Now, for Atlanta, the deal truly feels like a precursor. Earlier, I characterized the deal as Vizcaino for La Stella, but there’s actually more to it. To balance the scales, Chicago also sent several slot allotments for signing international free agents to the Braves.

Let me unpack that for you. Under the Collective Bargaining Agreement signed after 2011, draconian rules govern teams who want to spend money on Latin American teenagers, supplementing their drafts with another major pipeline of young talent. Hard caps are in place, and the penalties for surpassing the total expenditure allowed are harsh. (The right to spend is parceled out according to record, meaning the Cubs got more to spend than all but three teams this cycle, which runs through June 15.)

The Cubs blew by their limits during the cycle that ran from July 2, 2013 through June 15, 2014. For that crime, their sentence is that they will not be allowed to spend more than $250,000 on any one player during this cycle. It’s a stupid, anti-competitive rule set, but those are the breaks. Chicago technically has the right to spend just as much as they would otherwise, but without the ability to chase top-end talent in that market, there’s no good way to spend it all.

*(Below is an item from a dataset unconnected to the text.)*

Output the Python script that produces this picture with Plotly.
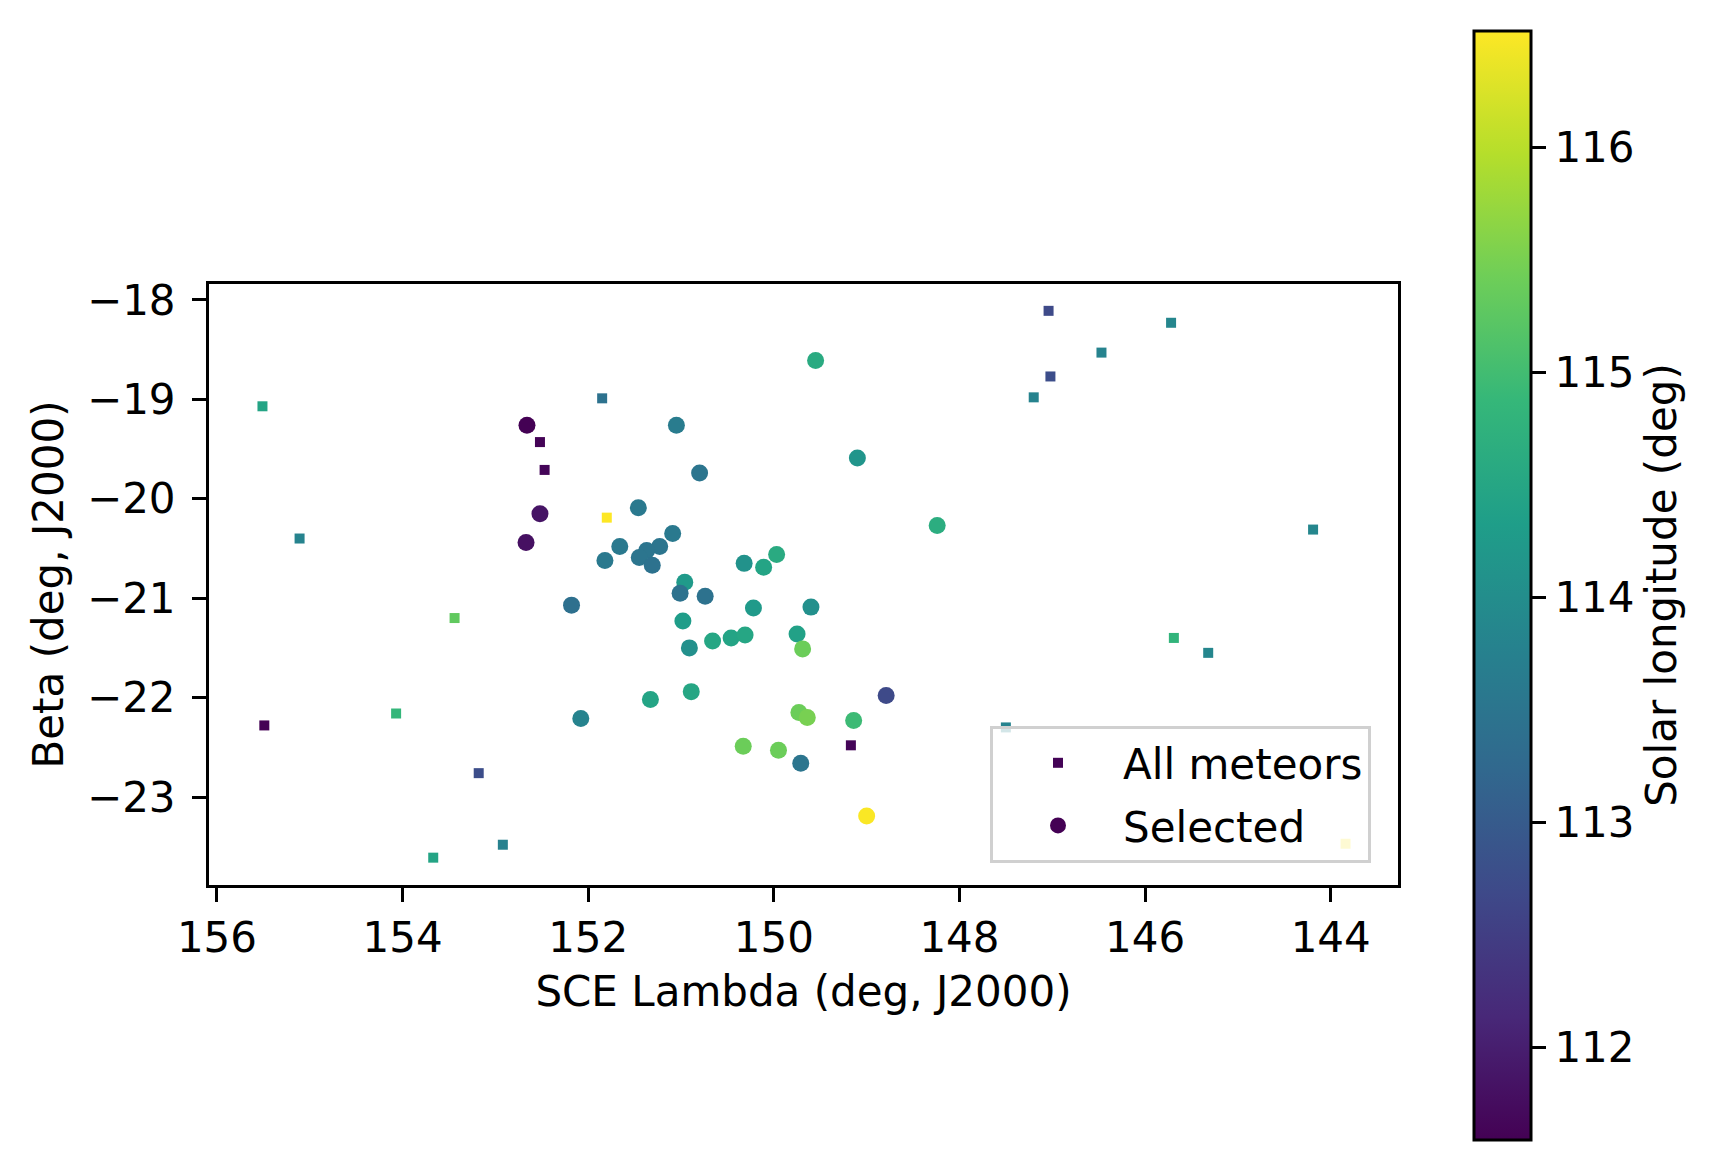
import plotly.graph_objects as go

# all meteors (small squares)
all_lam = [152.52, 155.51, 155.11, 155.49, 153.44, 154.07, 153.18, 153.67, 152.92,
           152.47, 151.85, 151.80, 147.04, 147.02, 147.20, 146.47, 145.72, 144.19,
           145.69, 145.32, 149.17, 147.50, 143.84]
all_beta = [-19.43, -19.07, -20.40, -22.28, -21.20, -22.16, -22.76, -23.61, -23.48,
            -19.71, -18.99, -20.19, -18.11, -18.77, -18.98, -18.53, -18.23, -20.31,
            -21.40, -21.55, -22.48, -22.30, -23.47]
all_sol = [111.62, 114.45, 113.80, 111.60, 115.30, 114.85, 112.75, 114.45, 113.75,
           111.65, 113.45, 116.52, 112.70, 112.75, 113.80, 113.80, 113.85, 113.85,
           114.80, 113.85, 111.65, 113.80, 116.50]

# selected meteors (circles)
sel_lam = [152.66, 152.52, 152.67, 151.05, 150.80, 151.46, 151.09, 151.23, 151.37,
           151.66, 151.82, 151.45, 151.31, 152.18, 150.96, 151.01, 150.74, 150.98,
           150.91, 150.66, 150.46, 150.31, 151.33, 150.89, 152.08, 149.55, 149.10,
           148.24, 150.32, 150.11, 149.97, 150.22, 149.60, 149.75, 149.69, 149.73,
           149.64, 149.14, 148.79, 150.33, 149.95, 149.71, 149.00]
sel_beta = [-19.26, -20.15, -20.44, -19.26, -19.74, -20.09, -20.35, -20.48, -20.52,
            -20.48, -20.62, -20.59, -20.67, -21.07, -20.84, -20.95, -20.98, -21.23,
            -21.50, -21.43, -21.40, -21.37, -22.02, -21.94, -22.21, -18.61, -19.59,
            -20.27, -20.65, -20.69, -20.56, -21.10, -21.09, -21.36, -21.51, -22.15,
            -22.20, -22.23, -21.98, -22.49, -22.53, -22.66, -23.19]
sel_sol = [111.59, 111.85, 111.80, 113.65, 113.50, 113.60, 113.60, 113.50, 113.50,
           113.60, 113.60, 113.50, 113.45, 113.40, 114.25, 113.45, 113.45, 114.30,
           114.05, 114.50, 114.45, 114.50, 114.45, 114.50, 113.80, 114.60, 114.15,
           114.65, 114.10, 114.45, 114.60, 114.25, 114.05, 114.40, 115.40, 115.40,
           115.50, 114.95, 112.70, 115.40, 115.40, 113.50, 116.50]

cb_ticks = [112, 113, 114, 115, 116]
x_ticks = [156, 154, 152, 150, 148, 146, 144]
y_ticks = [-18, -19, -20, -21, -22, -23]

W, H = 1725, 1159
OFF = 8  # page body margin
FONT = "DejaVu Sans"
FS = 42
CMIN, CMAX = 111.59, 116.52

colorbar = dict(
    x=(1474 - OFF) / W, xanchor="left", xref="paper",
    y=1 - (585 - OFF) / H, yanchor="middle", len=1109 / H, lenmode="fraction",
    thickness=57, thicknessmode="pixels", xpad=0, ypad=0,
    outlinewidth=3, outlinecolor="black",
    ticks="outside", ticklen=14, tickwidth=3, tickcolor="black",
    tickvals=cb_ticks, tickfont=dict(family=FONT, size=FS, color="black"),
    title=dict(text="Solar longitude (deg)", side="right",
               font=dict(family=FONT, size=FS, color="black")),
)

fig = go.Figure()

fig.add_trace(go.Scatter(
    x=all_lam, y=all_beta, mode="markers", name="All meteors", legendgroup="a",
    marker=dict(symbol="square", size=10, color=all_sol, colorscale="Viridis",
                cmin=CMIN, cmax=CMAX, showscale=False, line=dict(width=0)),
))
fig.add_trace(go.Scatter(
    x=sel_lam, y=sel_beta, mode="markers", name="Selected", legendgroup="b",
    marker=dict(symbol="circle", size=17, color=sel_sol, colorscale="Viridis",
                cmin=CMIN, cmax=CMAX, showscale=True, colorbar=colorbar,
                line=dict(width=0)),
))

axis_common = dict(
    showline=True, linewidth=3, linecolor="black", mirror=True,
    ticks="outside", ticklen=14, tickwidth=3, tickcolor="black",
    showgrid=False, zeroline=False, automargin=False,
    tickfont=dict(family=FONT, size=FS, color="black"),
)

fig.update_layout(
    width=W, height=H,
    margin=dict(l=0, r=0, t=0, b=0, autoexpand=False),
    paper_bgcolor="white", plot_bgcolor="white",
    font=dict(family=FONT, size=FS, color="black"),
    xaxis=dict(axis_common, domain=[(209 - OFF) / W, (1398 - OFF) / W],
               range=[156.086, 143.275], tickvals=x_ticks,
               ticklabelstandoff=0,
               title=dict(text="SCE Lambda (deg, J2000)", standoff=16,
                          font=dict(family=FONT, size=FS, color="black"))),
    yaxis=dict(axis_common, domain=[1 - (885 - OFF) / H, 1 - (284 - OFF) / H],
               range=[-23.885, -17.84], tickvals=y_ticks,
               ticklabelstandoff=8,
               title=dict(text="Beta (deg, J2000)", standoff=11,
                          font=dict(family=FONT, size=FS, color="black"))),
    legend=dict(
        x=(990 - OFF) / W, y=1 - (726 - OFF) / H, xanchor="left", yanchor="top",
        bgcolor="rgba(255,255,255,0.8)", bordercolor="#d0d0d0", borderwidth=3,
        font=dict(family=FONT, size=FS, color="black"),
        tracegroupgap=5, itemwidth=120,
    ),
)

fig.write_html("out.html")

Therefore, Chicago sent Atlanta about $800,000—a little more—in what we could call Right to Spend. It’s not actual money, just the right to spend one’s money on international free agents. Atlanta was one of the teams most heavily interested, and most notably present, at the recent workout of Cuban 19-year-old (and hot commodity) Yoan Moncada.

Teams are clamoring for Moncada, who should break the record for total financial commitment to an amateur, though about half will be paid in overage taxes for going over the limit MLB has in place. If Atlanta is going to seriously pursue him, they needed this extra flexibility. Their corporate owners give them an inflexible budget, and don’t make special allowances for special cases like this one. Not only might Vizcaino facilitate a trade from Atlanta’s bullpen corps, but this added cap room might allow them to land a true star. If so, it’s well worth their trouble. If not, the Braves gave up a nice little player for an injury-riddled reliever.